6. Taree West Conservation Area

These streets contain fine collections of Victorian, Federation and California Bungalow houses. They are typical of those that give Taree its distinctive character. The houses show the characteristic use of timber and corrugated iron.

7. Law Courts, Albert Street

1882, built in Victorian/Italianate style is the most significant public building in the city. The brick building features three large arches and a wide verandah.

8. Catholic Church group, Albert Street

Built in 1930 to replace the earlier 1870’s church, which exists behind. The presbytery was built in 1890 and has a verandah and balcony on four sides.

9. St Pauls Church, Albert Street

Built in 1869 in Victorian Gothic revival style, this is the oldest remaining church and oldest building in Taree.

10. Former AMP Building, Pulteney Street

Constructed in 1929, this building exemplifies small commercial buildings of the time. Significant detailing includes the parapet with naming panels and original shopfronts. This building is the winner of the 2008 Heritage Awards

11. Beehive Store

Built in 1907. The first department store in Taree, and the second building on the site. The building is a Federation Free Classical Style reflecting society’s growing prosperity.

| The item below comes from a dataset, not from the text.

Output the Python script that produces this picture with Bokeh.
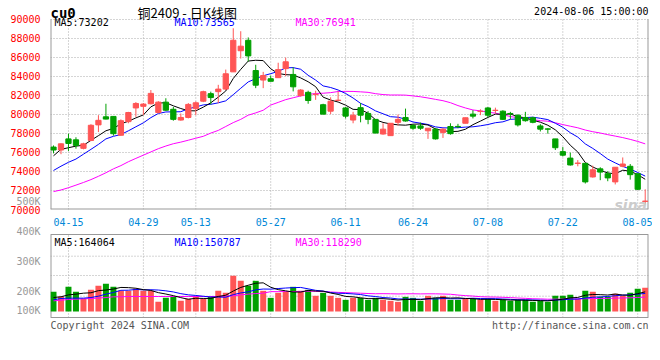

Manning River (photo by Destination NSW)
Manning River (photo by Destination NSW)

The Eastern Walk

This walk begins and ends at Fotheringham Park. The walk commences with items 1,2,10 and 11 of the Western walk then continues east on Victoria Street (no 12) and features commercial buildings, parks and the river front. This walk takes approximately 1 hour.

12. Victoria Street

The main shopping street of Taree has undergone many changes. It is proposed to restore many remaining old buildings, with colour schemes and verandahs.

13. Manning River Times Office

This simple Victorian commercial building was built in 1899, the Manning River Times was founded by James Boyce. The Manning River Times commenced in 1869.

14. Uniting Church

One of the four small late 19th century built churches remaining in Taree. Built in 1881 in the Gothic Revival style, along with the former Minister’s residence opposite at 12 Albert Street.

15. Boyce House

A brick Victorian Style House, 1891. This is one of the few early brick houses left in the city.

16. Taree Public School

This group of buildings dates from 1898 and demonstrates a development of Federation and Victorian styles.

17. Taree Park

This is an important open space within Taree and contains a number of heritage listed items, including the memorial gates, grandstand and street tree plantings of camphor laurel and the Croquet Club.

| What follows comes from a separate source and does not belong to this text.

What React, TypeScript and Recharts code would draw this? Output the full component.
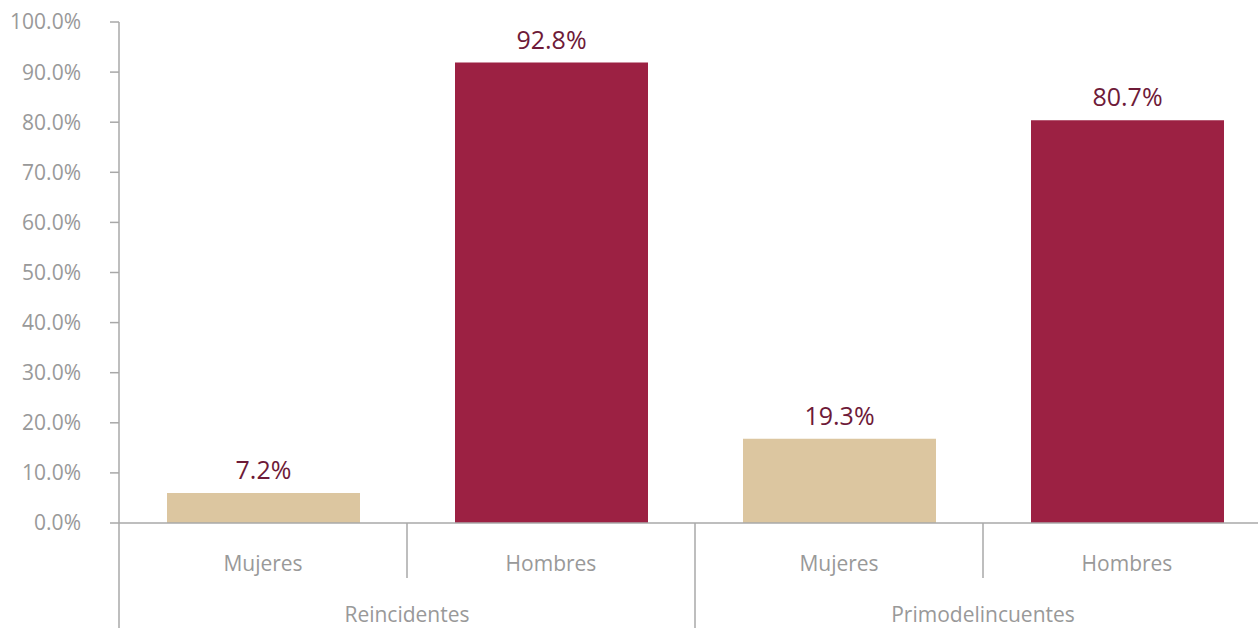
import { BarChart, Bar, XAxis, YAxis, Cell, LabelList } from "recharts";

const categories = ["Mujeres", "Hombres", "Mujeres", "Hombres"];
const groups = ["Reincidentes", "Reincidentes", "Primodelincuentes", "Primodelincuentes"];
// bar heights as drawn in the picture
const barValues = [6.0, 91.9, 16.8, 80.4];
// value labels printed above the bars
const labelValues = [7.2, 92.8, 19.3, 80.7];
const yTicks = [0, 10, 20, 30, 40, 50, 60, 70, 80, 90, 100];

const barColors = ["#dcc6a0", "#9c2143", "#dcc6a0", "#9c2143"];

const data = categories.map((c, i) => ({
  sexo: c,
  grupo: groups[i],
  valor: barValues[i],
  etiqueta: labelValues[i],
}));

const FONT = "'Open Sans', sans-serif";
const GRAY = "#999999";
const LINE = "#a8a8a8";

function CategoryTick(props: any) {
  const { x, y, payload, index } = props;
  const half = payload?.offset || 144;
  const left = x - half;
  const right = x + half;
  return (
    <g>
      <text
        x={x}
        y={y + 48}
        textAnchor="middle"
        fill={GRAY}
        fontSize={21}
        fontFamily={FONT}
      >
        {payload.value}
      </text>
      {index % 2 === 0 && (
        <>
          <line x1={left} y1={y} x2={left} y2={y + 110} stroke={LINE} strokeWidth={1.5} />
          <line x1={right} y1={y} x2={right} y2={y + 55} stroke={LINE} strokeWidth={1.5} />
          <text
            x={right}
            y={y + 99}
            textAnchor="middle"
            fill={GRAY}
            fontSize={21}
            fontFamily={FONT}
          >
            {groups[index]}
          </text>
        </>
      )}
      {index === categories.length - 1 && (
        <line x1={right} y1={y} x2={right} y2={y + 110} stroke={LINE} strokeWidth={1.5} />
      )}
    </g>
  );
}

function ValueLabel(props: any) {
  const { x, y, width, index } = props;
  return (
    <text
      x={x + width / 2}
      y={y - 14}
      textAnchor="middle"
      fill="#6e1a38"
      fontSize={25}
      fontFamily={FONT}
    >
      {labelValues[index].toFixed(1) + "%"}
    </text>
  );
}

export default function App() {
  return (
    <div
      style={{
        position: "absolute",
        left: 0,
        top: 0,
        width: 1258,
        height: 628,
        overflow: "hidden",
        background: "#fff",
      }}
    >
      <BarChart
        width={1282}
        height={640}
        data={data}
        margin={{ top: 22, right: 11, bottom: 0, left: 0 }}
      >
        <YAxis
          width={119}
          domain={[0, 100]}
          ticks={yTicks}
          interval={0}
          tickFormatter={(v: number) => v.toFixed(1) + "%"}
          tick={{ fill: GRAY, fontSize: 21, fontFamily: FONT }}
          tickSize={9}
          tickMargin={29}
          axisLine={{ stroke: LINE, strokeWidth: 1.5 }}
          tickLine={{ stroke: LINE, strokeWidth: 1.5 }}
        />
        <XAxis
          dataKey="sexo"
          height={117}
          interval={0}
          tickSize={0}
          tickMargin={0}
          tickLine={false}
          axisLine={{ stroke: LINE, strokeWidth: 1.5 }}
          tick={<CategoryTick />}
        />
        <Bar dataKey="valor" barSize={193} isAnimationActive={false}>
          {data.map((d, i) => (
            <Cell key={i} fill={barColors[i]} />
          ))}
          <LabelList dataKey="etiqueta" content={<ValueLabel />} />
        </Bar>
      </BarChart>
    </div>
  );
}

18. Headmaster’s Residence, Macquarie St

Federation style brick bungalow which is now used as Manning Regional Art Gallery.

19. Wreck of the Manning

This wreck at the end of Macquarie Street is all that remains of a small paddle wheel steamer operated by the North Coast Steam Navigation Co. It was constructed in Sydney in 1878 and operated for 59 years.

20. Queen Elizabeth Park

Is a restful walkway along the Manning River shaded by jacaranda and fig trees, which will bring you back to your starting point at Fotheringham Park.